Syekh Muhammad bin Shalih al-‘Utsaimin berkata, “Bahkan, seandainya ada seseorang yang memiliki keyakinan, bahwa di antara penguasa tersebut (pemerintah muslim) ada orang yang benar-benar kafir keluar dari agama, lantas apa faidah menampakkan sikap itu dan menyebarluaskannya? Hal tersebut justru membangkitkan kekacauan.” (Lihat Fitnatu at-Takfir, hal. 35).

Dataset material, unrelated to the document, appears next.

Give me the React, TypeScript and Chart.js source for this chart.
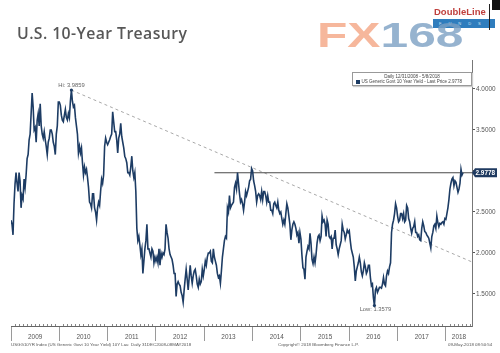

Hendaklah kita mengambil ibrah/pelajaran dari kejadian yang menimpa Imam Ahmad bin Hanbal yang dengan jelas dan tegas mengeluarkan pernyataan tentang kafirnya orang yang berkeyakinan Al-Qur’an adalah makhluk (keyakinan Jahmiyah). Meskipun demikian, kita dapati beliau tidak dengan serta merta mengkafirkan pemerintah dan semua dedengkot Jahmiyah yang menyerukan kekafiran itu. Beliau tidak memberontak kepada penguasa dan tidak pula memprovokasi rakyat untuk memberontak kepada penguasa saat itu yang memaksa umat – bahkan sampai menyiksa, memenjara, dan membunuh para ulama – agar meyakini Al-Qur’an adalah makhluk. (Lihat Da’aa’im Minhaj Nubuwwah, hal. 263).

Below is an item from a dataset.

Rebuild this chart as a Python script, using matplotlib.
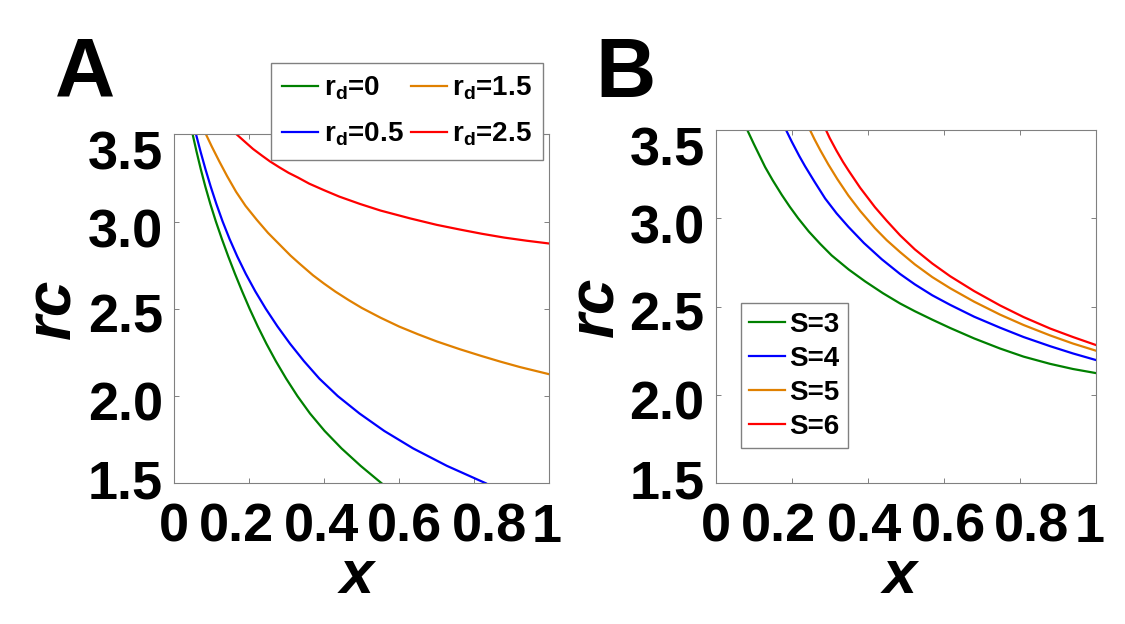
import matplotlib
matplotlib.use("Agg")
import matplotlib.pyplot as plt
import matplotlib.transforms as mtransforms

plt.rcParams['font.family'] = ['Liberation Sans', 'DejaVu Sans']
plt.rcParams['font.weight'] = 'bold'
plt.rcParams['mathtext.fontset'] = 'custom'
plt.rcParams['mathtext.rm'] = 'Liberation Sans:bold'
plt.rcParams['mathtext.it'] = 'Liberation Sans:bold:italic'
plt.rcParams['mathtext.bf'] = 'Liberation Sans:bold'

# levels of r_c used for the steep curves of panel A
a_levels = [3.5, 3.4, 3.3, 3.2, 3.1, 3.0, 2.9, 2.8, 2.7, 2.6, 2.5,
            2.4, 2.3, 2.2, 2.1, 2.0, 1.9, 1.8, 1.7, 1.6, 1.5]

# panel A: r_c versus x for several r_d
rd_labels = ['0', '0.5', '1.5', '2.5']
a_x_rd0 = [0.049, 0.0595, 0.0707, 0.0829, 0.0963, 0.111, 0.127, 0.144, 0.162, 0.181, 0.201,
           0.2225, 0.2457, 0.2709, 0.2984, 0.3284, 0.362, 0.401, 0.446, 0.497, 0.553]
a_y_rd0 = a_levels
a_x_rd05 = [0.058, 0.0702, 0.0832, 0.0972, 0.1124, 0.129, 0.1475, 0.168, 0.1908, 0.2161, 0.2441,
            0.2749, 0.3087, 0.3459, 0.3869, 0.4359, 0.494, 0.560, 0.637, 0.727, 0.831]
a_y_rd05 = a_levels
a_x_rd15 = [0.0845, 0.10, 0.12, 0.141, 0.165, 0.19, 0.22, 0.25, 0.28, 0.31, 0.335, 0.37, 0.399,
            0.43, 0.465, 0.50, 0.55, 0.60, 0.65, 0.70, 0.762, 0.82, 0.87, 0.922, 0.96, 1.0]
a_y_rd15 = [3.50, 3.43, 3.345, 3.26, 3.17, 3.09, 3.01, 2.935, 2.87, 2.805, 2.757, 2.692, 2.645,
            2.598, 2.55, 2.505, 2.449, 2.398, 2.354, 2.313, 2.268, 2.229, 2.197, 2.166, 2.146, 2.125]
a_x_rd25 = [0.166, 0.19, 0.21, 0.235, 0.255, 0.28, 0.305, 0.33, 0.36, 0.399, 0.44, 0.495,
            0.55, 0.629, 0.70, 0.762, 0.82, 0.880, 0.94, 1.0]
a_y_rd25 = [3.50, 3.454, 3.416, 3.376, 3.345, 3.311, 3.279, 3.252, 3.217, 3.180, 3.143, 3.101,
            3.063, 3.018, 2.981, 2.954, 2.930, 2.908, 2.890, 2.874]

# panel B: r_c versus x for several S
s_labels = ['3', '4', '5', '6']
b_x_s3 = [0.083, 0.10, 0.115, 0.130, 0.150, 0.174, 0.195, 0.217, 0.245, 0.275, 0.305, 0.35,
          0.393, 0.44, 0.485, 0.524, 0.57, 0.617, 0.68, 0.748, 0.81, 0.880, 0.94, 1.0]
b_y_s3 = [3.50, 3.422, 3.356, 3.29, 3.215, 3.132, 3.065, 3.000, 2.925, 2.855, 2.790, 2.710,
          2.643, 2.576, 2.518, 2.474, 2.426, 2.379, 2.320, 2.263, 2.217, 2.176, 2.147, 2.124]
b_x_s4 = [0.185, 0.20, 0.22, 0.235, 0.26, 0.288, 0.318, 0.349, 0.39, 0.437, 0.485, 0.524,
          0.57, 0.617, 0.68, 0.748, 0.81, 0.88, 0.94, 1.0]
b_y_s4 = [3.50, 3.434, 3.352, 3.295, 3.207, 3.112, 3.028, 2.952, 2.860, 2.768, 2.685, 2.626,
          2.564, 2.510, 2.443, 2.381, 2.328, 2.276, 2.235, 2.198]
b_x_s5 = [0.248, 0.26, 0.275, 0.296, 0.32, 0.349, 0.38, 0.419, 0.45, 0.485, 0.524, 0.57,
          0.617, 0.68, 0.748, 0.81, 0.88, 0.94, 1.0]
b_y_s5 = [3.50, 3.447, 3.386, 3.306, 3.222, 3.129, 3.042, 2.944, 2.876, 2.809, 2.739, 2.667,
          2.604, 2.528, 2.455, 2.396, 2.337, 2.291, 2.251]
b_x_s6 = [0.290, 0.30, 0.318, 0.335, 0.349, 0.38, 0.419, 0.45, 0.485, 0.524, 0.57, 0.617,
          0.68, 0.748, 0.81, 0.88, 0.94, 1.0]
b_y_s6 = [3.50, 3.454, 3.382, 3.319, 3.272, 3.173, 3.063, 2.986, 2.904, 2.824, 2.744, 2.672,
          2.588, 2.507, 2.441, 2.376, 2.328, 2.283]

colors = ['#008000', '#0000ff', '#e08000', '#ff0000']
xticks = [0, 0.2, 0.4, 0.6, 0.8, 1]
xticklabels = ['0', '0.2', '0.4', '0.6', '0.8', '1']
yticks = [1.5, 2.0, 2.5, 3.0, 3.5]
yticklabels = ['1.5', '2.0', '2.5', '3.0', '3.5']

fig = plt.figure(figsize=(11.25, 6.24), dpi=100)
axA = fig.add_axes([0.1549, 0.2255, 0.3333, 0.5593])
axB = fig.add_axes([0.6362, 0.2255, 0.3378, 0.5662])


def shift_labels(ticks, dx_list, dy_list):
    # nudge tick labels (pixels) the way the original export spread them
    for t, dx, dy in zip(ticks, dx_list, dy_list):
        off = mtransforms.ScaledTranslation(dx / 100.0, -dy / 100.0, fig.dpi_scale_trans)
        t.label1.set_transform(t.label1.get_transform() + off)


def style_axes(ax, xdx):
    ax.set_xlim(0, 1)
    ax.set_ylim(1.5, 3.5)
    ax.set_xticks(xticks)
    ax.set_xticklabels(xticklabels)
    ax.set_yticks(yticks)
    ax.set_yticklabels(yticklabels)
    ax.tick_params(direction='in', length=3.5, width=0.7, color='#808080',
                   top=True, right=True, labelsize=39)
    ax.tick_params(axis='x', pad=14)
    ax.tick_params(axis='y', pad=8)
    for sp in ax.spines.values():
        sp.set_color('#808080')
        sp.set_linewidth(0.8)
    ax.set_xlabel('x', fontsize=44, fontstyle='italic', fontweight='bold', va='baseline')
    ax.set_ylabel('rc', fontsize=46, fontstyle='italic', fontweight='bold', va='center')
    shift_labels(ax.xaxis.get_major_ticks(), xdx, [0] * 6)
    shift_labels(ax.yaxis.get_major_ticks(), [0] * 5, [-4, 5, 4, 6, 16])


a_series = [(a_x_rd0, a_y_rd0), (a_x_rd05, a_y_rd05), (a_x_rd15, a_y_rd15), (a_x_rd25, a_y_rd25)]
for (xs, ys), c, lab in zip(a_series, colors, rd_labels):
    axA.plot(xs, ys, color=c, lw=1.6, label='r$_\\mathrm{d}$=' + lab)
style_axes(axA, [-0.8, -12.6, -2.6, 5.7, 15.7, -2.8])
axA.xaxis.set_label_coords(0.487, -0.314)
axA.yaxis.set_label_coords(-0.323, 0.5)
axA.legend(ncol=2, loc='upper right', bbox_to_anchor=(0.984, 1.203), borderaxespad=0,
           fontsize=20, fancybox=False, edgecolor='#808080', framealpha=1,
           handlelength=1.3, handletextpad=0.2, columnspacing=0.25,
           borderpad=0.4, labelspacing=0.68)

b_series = [(b_x_s3, b_y_s3), (b_x_s4, b_y_s4), (b_x_s5, b_y_s5), (b_x_s6, b_y_s6)]
for (xs, ys), c, lab in zip(b_series, colors, s_labels):
    axB.plot(xs, ys, color=c, lw=1.6, label='S=' + lab)
style_axes(axB, [-0.2, -13, -3, 5, 12, -6])
axB.xaxis.set_label_coords(0.485, -0.3105)
axB.yaxis.set_label_coords(-0.315, 0.5)
axB.legend(loc='lower left', bbox_to_anchor=(0.066, 0.099), borderaxespad=0,
           fontsize=20, fancybox=False, edgecolor='#808080', framealpha=1,
           handlelength=1.3, handletextpad=0.15, borderpad=0.3, labelspacing=0.29)

fig.text(0.049, 0.845, 'A', fontsize=60, fontweight='bold', va='baseline')
fig.text(0.529, 0.845, 'B', fontsize=60, fontweight='bold', va='baseline')

fig.savefig('out.png', dpi=100)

Ketika mendengar ada sebagian orang yang hendak melakukan pemberontakan kepada penguasa pada waktu itu, Imam Ahmad mengatakan, “SubhanallahSubhanallah! Pertumpahan darah! Pertumpahan darah! Aku tidak sepakat dengannya dan aku tidak memerintahkan hal itu. Bersabar di atas keadaan kita sekarang ini lebih baik daripada terjerumus ke dalam fitnah. Karena terjadinya fitnah (pemberontakan) akan membuat darah tertumpah di mana-mana, harta-harta dirampas, dan kehormatan diinjak-injak.” (Lihat Da’aa’im Minhaj Nubuwwah, hal. 264).

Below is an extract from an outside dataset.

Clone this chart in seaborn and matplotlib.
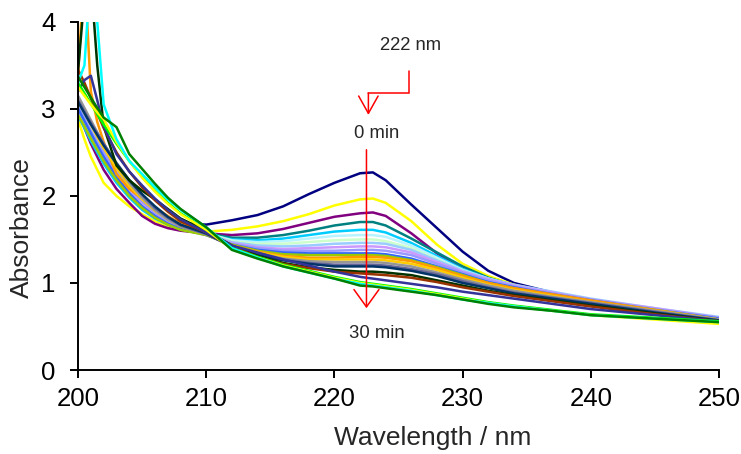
import matplotlib
matplotlib.use("Agg")
import matplotlib.pyplot as plt
import seaborn as sns
import pandas as pd

# wavelength grid (nm) shared by all spectra
wavelength = [200, 200.5, 201, 201.5, 202, 203, 204, 205, 206, 207, 208, 210,
              212, 214, 216, 218, 220, 222, 223, 224, 226, 228, 230, 232, 234,
              237, 240, 245, 250]

# absorbance spectra, 0 min (top) -> 30 min (bottom)
navy = [3.05, 2.92, 2.78, 2.65, 2.52, 2.30, 2.12, 1.97, 1.84, 1.75, 1.69, 1.67,
        1.72, 1.78, 1.88, 2.02, 2.15, 2.26, 2.27, 2.18, 1.90, 1.63, 1.36, 1.14, 1.00, 0.89, 0.81, 0.69, 0.58]
yellow_a = [2.88, 2.65, 2.45, 2.30, 2.15, 2.00, 1.88, 1.79, 1.71, 1.65, 1.61, 1.59,
            1.61, 1.65, 1.71, 1.79, 1.89, 1.96, 1.97, 1.92, 1.71, 1.44, 1.22, 1.08, 0.98, 0.88, 0.80, 0.69, 0.57]
purple = [2.95, 2.78, 2.60, 2.45, 2.30, 2.08, 1.92, 1.77, 1.68, 1.63, 1.60, 1.57,
          1.55, 1.57, 1.62, 1.69, 1.76, 1.80, 1.81, 1.77, 1.57, 1.34, 1.16, 1.04, 0.96, 0.87, 0.79, 0.68, 0.58]
teal = [2.95, 2.82, 2.68, 2.55, 2.42, 2.20, 2.03, 1.89, 1.78, 1.69, 1.63, 1.57,
        1.52, 1.52, 1.55, 1.60, 1.66, 1.70, 1.70, 1.66, 1.51, 1.35, 1.19, 1.06, 0.97, 0.88, 0.80, 0.69, 0.58]
sky = [2.92, 2.78, 2.63, 2.50, 2.37, 2.15, 1.98, 1.84, 1.74, 1.67, 1.62, 1.56,
       1.50, 1.49, 1.51, 1.55, 1.59, 1.61, 1.61, 1.58, 1.46, 1.31, 1.16, 1.05, 0.97, 0.88, 0.80, 0.70, 0.59]
pale_cyan = [3.00, 2.87, 2.73, 2.60, 2.48, 2.26, 2.08, 1.93, 1.81, 1.72, 1.65, 1.57,
             1.49, 1.47, 1.48, 1.51, 1.54, 1.55, 1.55, 1.53, 1.43, 1.29, 1.15, 1.05, 0.97, 0.89, 0.81, 0.70, 0.60]
pale_green = [3.05, 2.92, 2.78, 2.65, 2.52, 2.30, 2.11, 1.96, 1.83, 1.73, 1.66, 1.57,
              1.48, 1.45, 1.45, 1.47, 1.49, 1.50, 1.50, 1.48, 1.40, 1.27, 1.14, 1.04, 0.97, 0.89, 0.81, 0.70, 0.60]
light_blue = [2.95, 2.82, 2.69, 2.56, 2.44, 2.23, 2.05, 1.90, 1.78, 1.69, 1.63, 1.56,
              1.47, 1.43, 1.42, 1.43, 1.45, 1.46, 1.46, 1.45, 1.38, 1.26, 1.14, 1.05, 0.98, 0.90, 0.82, 0.71, 0.61]
lavender = [2.98, 2.85, 2.72, 2.59, 2.47, 2.25, 2.07, 1.92, 1.80, 1.70, 1.64, 1.56,
            1.46, 1.41, 1.39, 1.40, 1.41, 1.42, 1.42, 1.41, 1.35, 1.24, 1.13, 1.04, 0.97, 0.89, 0.81, 0.71, 0.60]
periwinkle = [3.02, 2.89, 2.75, 2.62, 2.50, 2.28, 2.09, 1.94, 1.81, 1.71, 1.64, 1.56,
              1.45, 1.40, 1.37, 1.37, 1.37, 1.38, 1.38, 1.37, 1.32, 1.22, 1.12, 1.03, 0.96, 0.88, 0.81, 0.70, 0.60]
blue = [3.00, 2.86, 2.72, 2.58, 2.45, 2.22, 2.03, 1.88, 1.77, 1.68, 1.62, 1.55,
        1.44, 1.38, 1.35, 1.34, 1.34, 1.34, 1.34, 1.33, 1.28, 1.19, 1.10, 1.01, 0.95, 0.87, 0.80, 0.69, 0.59]
olive = [2.93, 2.80, 2.66, 2.53, 2.40, 2.18, 2.00, 1.86, 1.75, 1.67, 1.61, 1.55,
         1.44, 1.37, 1.33, 1.32, 1.32, 1.32, 1.32, 1.31, 1.26, 1.18, 1.09, 1.00, 0.94, 0.86, 0.79, 0.69, 0.58]
orange = [3.40, 4.60, 3.20, 2.85, 2.62, 2.25, 2.08, 1.97, 1.87, 1.77, 1.68, 1.57,
          1.43, 1.36, 1.31, 1.29, 1.29, 1.30, 1.30, 1.29, 1.25, 1.17, 1.08, 1.00, 0.94, 0.87, 0.80, 0.69, 0.58]
gold = [3.10, 2.96, 2.82, 2.68, 2.55, 2.32, 2.12, 1.96, 1.83, 1.73, 1.65, 1.56,
        1.43, 1.35, 1.30, 1.27, 1.27, 1.27, 1.27, 1.26, 1.22, 1.15, 1.06, 0.98, 0.92, 0.85, 0.78, 0.68, 0.58]
grey = [3.15, 3.01, 2.87, 2.73, 2.60, 2.36, 2.15, 1.98, 1.84, 1.73, 1.65, 1.56,
        1.42, 1.34, 1.28, 1.25, 1.24, 1.24, 1.24, 1.23, 1.19, 1.12, 1.04, 0.97, 0.91, 0.84, 0.78, 0.68, 0.58]
slate = [3.10, 2.97, 2.84, 2.72, 2.60, 2.38, 2.18, 2.01, 1.86, 1.75, 1.66, 1.56,
         1.42, 1.33, 1.27, 1.23, 1.21, 1.21, 1.21, 1.20, 1.16, 1.10, 1.02, 0.95, 0.89, 0.83, 0.77, 0.67, 0.57]
dark_navy = [3.08, 2.95, 2.82, 2.70, 2.58, 2.37, 2.18, 2.02, 1.88, 1.76, 1.67, 1.57,
             1.42, 1.32, 1.26, 1.22, 1.19, 1.19, 1.19, 1.18, 1.14, 1.08, 1.00, 0.94, 0.88, 0.82, 0.76, 0.66, 0.57]
dark_green = [3.43, 4.30, 4.50, 3.50, 2.80, 2.35, 2.18, 2.06, 1.96, 1.85, 1.74, 1.60,
              1.43, 1.31, 1.23, 1.18, 1.15, 1.13, 1.13, 1.12, 1.09, 1.03, 0.97, 0.91, 0.86, 0.80, 0.74, 0.65, 0.56]
brown = [3.45, 3.30, 3.12, 2.95, 2.78, 2.50, 2.28, 2.10, 1.95, 1.82, 1.71, 1.58,
         1.42, 1.30, 1.22, 1.17, 1.13, 1.11, 1.10, 1.09, 1.06, 1.01, 0.95, 0.90, 0.85, 0.79, 0.73, 0.64, 0.56]
indigo = [3.20, 3.33, 3.38, 3.10, 2.80, 2.48, 2.28, 2.12, 1.97, 1.84, 1.73, 1.58,
          1.43, 1.35, 1.27, 1.20, 1.13, 1.07, 1.05, 1.03, 0.99, 0.95, 0.90, 0.86, 0.82, 0.76, 0.70, 0.63, 0.56]
lime = [3.30, 3.18, 3.06, 2.94, 2.82, 2.60, 2.40, 2.22, 2.06, 1.92, 1.80, 1.62,
        1.40, 1.30, 1.21, 1.14, 1.07, 1.01, 0.99, 0.97, 0.93, 0.88, 0.83, 0.78, 0.74, 0.69, 0.64, 0.60, 0.56]
yellow_b = [3.25, 3.15, 3.05, 2.96, 2.88, 2.62, 2.40, 2.21, 2.05, 1.91, 1.79, 1.61,
            1.39, 1.29, 1.20, 1.13, 1.06, 1.00, 0.98, 0.96, 0.92, 0.87, 0.82, 0.77, 0.73, 0.68, 0.63, 0.58, 0.53]
cyan = [3.30, 3.50, 4.60, 4.00, 3.05, 2.65, 2.40, 2.25, 2.10, 1.96, 1.84, 1.64,
        1.40, 1.29, 1.19, 1.12, 1.05, 0.99, 0.97, 0.95, 0.91, 0.86, 0.81, 0.77, 0.73, 0.68, 0.63, 0.59, 0.55]
green = [3.37, 3.25, 3.13, 3.01, 2.90, 2.79, 2.48, 2.31, 2.14, 1.98, 1.85, 1.64,
         1.38, 1.28, 1.19, 1.12, 1.05, 0.97, 0.96, 0.94, 0.90, 0.86, 0.81, 0.76, 0.72, 0.68, 0.63, 0.59, 0.55]

spectra = [navy, yellow_a, purple, teal, sky, pale_cyan, pale_green, light_blue,
           lavender, periwinkle, blue, olive, orange, gold, grey, slate,
           dark_navy, dark_green, brown, indigo, lime, yellow_b, cyan, green]
colors = ["#000080", "#FFFF00", "#800080", "#008080", "#00CCFF", "#B8F4FF",
          "#CCFFCC", "#99CCFF", "#CC99FF", "#9999FF", "#3366FF", "#99CC00",
          "#FF9900", "#FFCC00", "#969696", "#666699", "#003366", "#003300",
          "#993300", "#333399", "#00FF00", "#FFFF00", "#00FFFF", "#008000"]

rows = []
for i, spec in enumerate(spectra):
    for wl, a in zip(wavelength, spec):
        rows.append({"curve": i, "wl": wl, "abs": a})
df = pd.DataFrame(rows)

sns.set_style("ticks")
plt.rcParams["font.family"] = ["Liberation Sans", "DejaVu Sans"]

fig = plt.figure(figsize=(7.41, 4.54), dpi=100)
ax = fig.add_axes([0.1053, 0.185, 0.8650, 0.767])

sns.lineplot(data=df, x="wl", y="abs", hue="curve", palette=colors,
             legend=False, estimator=None, sort=False, linewidth=1.8, ax=ax)

ax.set_xlim(200, 250)
ax.set_ylim(0, 4)
ax.set_xticks([200, 210, 220, 230, 240, 250])
ax.set_yticks([0, 1, 2, 3, 4])
sns.despine(ax=ax)
for s in ["left", "bottom"]:
    ax.spines[s].set_linewidth(1.4)
    ax.spines[s].set_color("black")
ax.tick_params(axis="both", direction="out", length=6, width=1.4,
               colors="black", labelsize=18.5)
ax.tick_params(axis="x", pad=6)
ax.tick_params(axis="y", pad=10)

ax.set_xlabel("Wavelength / nm", fontsize=19)
ax.set_ylabel("Absorbance", fontsize=19)
ax.xaxis.set_label_coords(0.554, -0.195)
ax.xaxis.label.set_va("center")
ax.yaxis.set_label_coords(-0.087, 0.408)
ax.yaxis.label.set_va("center")

# annotations
red = "#FF0000"
ax.text(225.95, 3.73, "222 nm", fontsize=13.3, ha="center", va="center")
ax.text(223.3, 2.72, "0 min", fontsize=13.3, ha="center", va="center")
ax.text(223.3, 0.425, "30 min", fontsize=13.3, ha="center", va="center")

ax.plot([225.8, 225.8, 222.65], [3.44, 3.18, 3.18], color=red, lw=1.1,
        solid_joinstyle="miter")
ax.annotate("", xy=(222.65, 2.93), xytext=(222.65, 3.18),
            arrowprops=dict(arrowstyle="->,head_length=1.25,head_width=0.7",
                            color=red, lw=1.1, shrinkA=0, shrinkB=0,
                            mutation_scale=10))
ax.annotate("", xy=(222.5, 0.71), xytext=(222.5, 2.53),
            arrowprops=dict(arrowstyle="->,head_length=1.25,head_width=0.9",
                            color=red, lw=1.1, shrinkA=0, shrinkB=0,
                            mutation_scale=10))

fig.savefig("out.png", dpi=100)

Syekh Shalih bin Fauzan al-Fauzan berkata, “Memberontak kepada para pemimpin terjadi salah satunya dalam bentuk mengangkat senjata, dan ini adalah bentuk pemberontakan yang paling parah. Selain itu, pemberontakan juga terjadi dengan ucapan; yaitu, dengan mencaci dan mencemooh mereka, mendiskreditkan mereka dalam berbagai pertemuan, dan mengkritik mereka melalui mimbar-mimbar. Ini akan menyulut keresahan masyarakat dan menggiring mereka untuk memberontak terhadap penguasa. Hal itu jelas merendahkan kedudukan pemerintah di mata rakyat. Artinya, pemberontakan juga bisa terjadi dalam bentuk ucapan atau provokasi.” (Lihat Da’aa’im Minhaj Nubuwwah, hal. 272).

Syekh Abdul ‘Aziz bin Baz menjelaskan, “Bukanlah termasuk manhaj salaf membeberkan aib-aib pemerintah dan menyebut-nyebut hal itu di atas mimbar. Hal itu akan mengantarkan kepada kekacauan (di tengah masyarakat), sehingga tidak ada lagi sikap mendengar dan taat dalam perkara yang ma’ruf. Hal itu juga menjerumuskan kepada pembicaraan yang membahayakan dan tidak bermanfaat. Akan tetapi, cara yang harus diikuti menurut salaf adalah dengan menasihatinya secara langsung, antara dirinya dengan penguasa tersebut. Bisa juga dengan mengirim surat kepadanya, atau berhubungan dengannya melalui para ulama yang memiliki hubungan dengannya. Sehingga dia bisa diarahkan menuju kebaikan.” (Lihat Da’aa’im Minhaj Nubuwwah, hal. 271).

Pada masa al-Hajjaj seorang pemimpin yang kejam dan bengis berkuasa, Hasan al-Bashri memberikan nasihat, “Wahai umat manusia! Demi Allah, tidaklah al-Hajjaj dijadikan Allah berkuasa atas kalian, kecuali sebagai bentuk hukuman (atas dosa-dosa kita). Maka janganlah kalian menghadapi (ketetapan) Allah ini dengan pedang (memberontak). Akan tetapi, kalian wajib untuk menghadapinya dengan sikap tenang dan penuh ketundukan.” (Lihat Da’aa’im Minhaj Nubuwwah, hal. 275).

Hasan al-Bashri juga mengatakan, “Demi Allah! Tidaklah tegak urusan agama ini kecuali dengan adanya pemerintah, walaupun mereka berbuat aniaya dan bertindak zalim. Demi Allah! Apa-apa yang Allah perbaiki dengan sebab keberadaan mereka itu jauh lebih banyak dibandingkan apa-apa yang mereka rusak.” (Lihat Da’aa’im Minhaj Nubuwwah, hal. 279).